Route information
- Maintained by SANRAL
- Length: 40.4 km (25.1 mi)

Major junctions
- South end: R30 near Welkom
- R73 in Welkom R70 in Welkom
- North end: R34 near Odendaalsrus

Location
- Country: South Africa

Highway system
- Numbered routes of South Africa;
| ← R727 |  | → M1 |

= R730 (South Africa) =

Road in Free State, South Africa

The R730 is a Regional Route in Free State, South Africa. The entire 40-kilometre route is part of the ZR Mahabane Toll Route maintained by the South African National Roads Agency, which goes from Bloemfontein to Kroonstad (an alternative route to the N1 national route). Although there are no tollgates on this stretch at the moment, it is labelled as a toll road to the near public and to motorists using the road (indicated on road signage).
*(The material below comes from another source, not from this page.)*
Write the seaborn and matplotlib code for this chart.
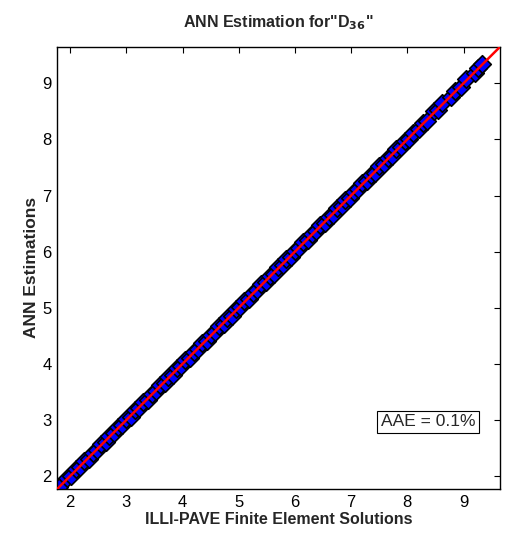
import numpy as np
import matplotlib
matplotlib.use("Agg")
import matplotlib.pyplot as plt
import seaborn as sns

# FE solutions vs ANN estimates
fe_sol = [1.80, 1.95, 2.02, 2.10, 2.18, 2.25, 2.33, 2.40, 2.48, 2.55, 2.63, 2.70,
          2.78, 2.85, 2.93, 3.00, 3.08, 3.15, 3.23, 3.30, 3.38, 3.45, 3.53, 3.60,
          3.68, 3.75, 3.83, 3.90, 3.98, 4.05, 4.13, 4.20, 4.28, 4.35, 4.43, 4.50,
          4.58, 4.65, 4.73, 4.80, 4.88, 4.95, 5.03, 5.10, 5.18, 5.25, 5.33, 5.40,
          5.48, 5.55, 5.63, 5.70, 5.78, 5.85, 5.93, 6.00, 6.08, 6.15, 6.23, 6.30,
          6.38, 6.45, 6.53, 6.60, 6.68, 6.75, 6.83, 6.90, 6.98, 7.05, 7.13, 7.20,
          7.28, 7.35, 7.43, 7.50, 7.58, 7.65, 7.73, 7.80, 7.88, 7.95, 8.03, 8.10,
          8.20, 8.28, 8.35, 8.48, 8.55, 8.62, 8.78, 8.84, 8.96, 9.05, 9.20, 9.26, 9.33]
ann_est = [1.81, 1.97, 2.00, 2.12, 2.16, 2.27, 2.31, 2.42, 2.46, 2.57, 2.61, 2.72,
           2.76, 2.87, 2.91, 3.02, 3.06, 3.17, 3.21, 3.32, 3.36, 3.47, 3.51, 3.62,
           3.66, 3.77, 3.81, 3.92, 3.96, 4.07, 4.11, 4.22, 4.26, 4.37, 4.41, 4.52,
           4.56, 4.67, 4.71, 4.82, 4.86, 4.97, 5.01, 5.12, 5.16, 5.27, 5.31, 5.42,
           5.46, 5.57, 5.61, 5.72, 5.76, 5.87, 5.91, 6.02, 6.06, 6.17, 6.21, 6.32,
           6.36, 6.47, 6.51, 6.62, 6.66, 6.77, 6.81, 6.92, 6.96, 7.07, 7.11, 7.22,
           7.26, 7.37, 7.41, 7.52, 7.56, 7.67, 7.71, 7.82, 7.86, 7.97, 8.01, 8.12,
           8.18, 8.30, 8.33, 8.50, 8.53, 8.64, 8.76, 8.86, 8.94, 9.07, 9.18, 9.28, 9.34]

lims = (1.77, 9.65)
ticks = [2, 3, 4, 5, 6, 7, 8, 9]

sns.set_style("white")
plt.rcParams['font.family'] = ['Liberation Sans', 'DejaVu Sans']

fig = plt.figure(figsize=(5.15, 5.44), dpi=100)
ax = fig.add_axes([0.111, 0.101, 0.860, 0.813])

sns.scatterplot(x=fe_sol, y=ann_est, ax=ax, marker='D', s=80,
                color='blue', edgecolor='black', linewidth=1.2, zorder=2)
ax.axline((0, 0), slope=1, color='red', lw=1.8, zorder=3)

ax.set_xlim(lims)
ax.set_ylim(lims)
ax.set_xticks(ticks)
ax.set_yticks(ticks)
ax.tick_params(direction='in', length=4, width=0.8, labelsize=12,
               top=True, right=True, colors='black', pad=4)
for sp in ax.spines.values():
    sp.set_color('black')
    sp.set_linewidth(1.0)

ax.set_xlabel('ILLI-PAVE Finite Element Solutions', fontsize=11.5,
              fontweight='bold', labelpad=2)
ax.set_ylabel('ANN Estimations', fontsize=12.5, fontweight='bold', labelpad=2)
ax.set_title('ANN Estimation for"D$_{\\mathbf{36}}$"', fontsize=11.5,
             fontweight='bold', pad=14)

ax.text(0.944, 0.152, 'AAE = 0.1%', transform=ax.transAxes, ha='right',
        va='center', fontsize=12.5,
        bbox=dict(boxstyle='square,pad=0.2', fc='white', ec='black', lw=0.8))

fig.savefig('out.png', dpi=100)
It begins south of Welkom at an off-ramp junction with the R30 road (which takes over as the ZR Mahabane Highway to Bloemfontein) and ends east of Odendaalsrus at a t-junction with the R34 road (which takes over as the ZR Mahabane Highway to Kroonstad).

==Route==
Its northern terminus is at a t-junction with the R34 road east of Odendaalsrus. It heads south into Welkom as a dual carriageway and after 5 kilometres, it meets the R70 road at a 4-way junction. After another 2 kilometres, as the dual carriageway proceeds southwards towards Welkom Central, the R730 becomes the road to the south-south-east towards Thabong.

Just after leaving the dual carriageway, it encounters a roundabout west of the Riebeeckstad suburb and encounters another roundabout 1.5 kilometres later, which marks its entrance into Thabong. It passes through Thabong southwards for 3.5 kilometres (with one off-ramp junction) before reaching an intersection with the R73 road coming from the centre of Welkom.

The R730 and the R73 join to become one road and form a dual carriageway southwards. They are one road for 10 kilometres before the R73 becomes its own road eastwards just north of Virginia, heading towards Winburg, while the R730 continues southwards on the dual carriageway. The R730 continues for another 22 kilometres south-south-west, crossing the Sand River (where it becomes a single carriageway, still with 2 lanes in each direction), to reach its southern terminus where it meets the R30 road south of Welkom (south-west of Virginia). The R30 takes over the single carriageway here.

The entire route is designated as a toll road (although there are no tollgates) and maintained by the South African National Roads Agency.